Vehicle reentry presents numerous challenges that must be carefully addressed to ensure the success of current and future space exploration missions. As they enter the atmosphere, these vehicles are subjected to extreme hypersonic environments typified by large structural loads, high heat fluxes and temperatures, and an aggressive aerothermal environment where nonequilibrium dissociated gases may cause chemical ablation at the vehicle's surface. These hypersonic flows involve highly nonlinear fluid-thermal interactions such as very strong shocks, high aeroheating, and shock boundary layer interactions. The extreme environments result in nonlinear, coupled interactions between the vehicle's structure and the environment. Traditionally, designs of reentry vehicles and their components have been analyzed by different engineering disciplines in an uncoupled manner, leading to a simplified superposition of different independent analyses. Depending on the assumptions, this can potentially lead to overconservatism or omission of multiphysics phenomena such as the deformation of structural skin panels which alters the local flow field and results in higher aerodynamic and heat loading. To alleviate these problems, ATA Engineering proposes to develop an innovative approach utilizing an existing multiphysics framework that enables a more complete simulation of the aeroheating environment throughout the flight trajectory in the continuum regime is proposed.

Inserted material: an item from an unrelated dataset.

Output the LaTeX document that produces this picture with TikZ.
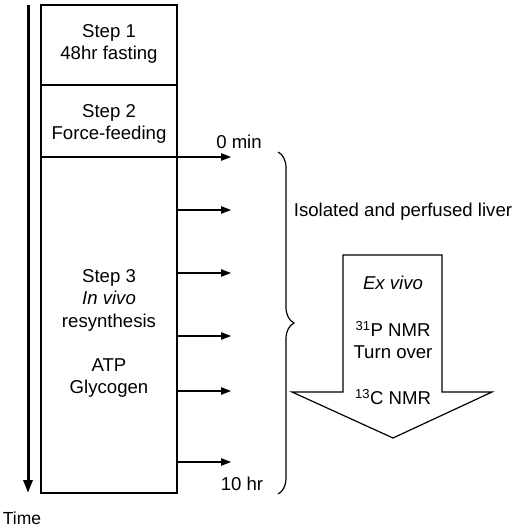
\documentclass[tikz,border=0pt]{standalone}
\usepackage{fontspec}
\setmainfont{Liberation Sans}
\usetikzlibrary{arrows.meta,decorations.pathreplacing,positioning}

\begin{document}
\begin{tikzpicture}[x=1pt,y=-1pt,
  font=\fontsize{18.6}{22.5}\selectfont,
  tick/.style={-{Triangle[length=10pt,width=7.5pt]}, line width=1.1pt},
  label/.style={align=center, inner sep=0pt}]
  \useasboundingbox (0,0) rectangle (512,527);

  % time axis
  \coordinate (t0) at (28,5);
  \coordinate (t1) at (28,493);
  \draw[line width=3pt, -{Triangle[length=13pt,width=9pt]}] (t0) -- (t1);
  \node[label, font=\fontsize{17.5}{21}\selectfont] (time) at (22,518.5) {Time};

  % steps
  \draw[line width=1.2pt] (41,5) rectangle (177,493);
  \draw[line width=1.2pt] (41,85) -- (177,85);
  \node[label] (step1) at (109,44) {Step 1\\48hr fasting};
  \node[label] (step2) at (109,124) {Step 2\\Force-feeding};
  \node[label] (step3) at (109,300) {Step 3\\\textit{In vivo}\\resynthesis};
  \node[label] (atp) at (109,378) {ATP\\Glycogen};

  % sampling arrows
  \coordinate (s0) at (41,157);
  \coordinate (e0) at (231,157);
  \draw[tick] (s0) -- (e0);
  \foreach \y [count=\i] in {210,273,336,391,462}
    \draw[tick] (177,\y) coordinate (s\i) -- (231,\y) coordinate (e\i);
  \node[label] (start) at (239,142) {0 min};
  \node[label] (stop) at (242,484) {10 hr};

  % brace
  \coordinate (b0) at (278,152);
  \coordinate (b1) at (278,494);
  \draw[line width=1.2pt, decorate, decoration={brace, amplitude=16pt}] (b0) -- (b1);
  \node[label] (liver) at (403,212) {Isolated and perfused liver};

  % ex vivo arrow
  \draw[line width=1.2pt] (343,255) -- (442,255) -- (442,392) -- (492,392)
    -- (393,438) -- (292,392) -- (343,392) -- cycle;
  \node[label] (exvivo) at (393,283) {\textit{Ex vivo}};
  \node[label] (pnmr) at (393,340) {\textsuperscript{31}P NMR\\Turn over};
  \node[label] (cnmr) at (393,397) {\textsuperscript{13}C NMR};

\end{tikzpicture}
\end{document}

In Phase I, we will demonstrate feasibility of solving these problems in ATA's multiphysics simulation environment by coupling CHAR (a 3D, implicit charring ablator solver), Loci/CHEM (a computational fluid dynamics solver for highspeed chemically reacting flows), and Abaqus (a commercial nonlinear structural dynamics package) to create a fully coupled aerothermoelastic charring ablative solver. Phase II will involve enhancements to enable full trajectory simulation and tool validation with experimental data.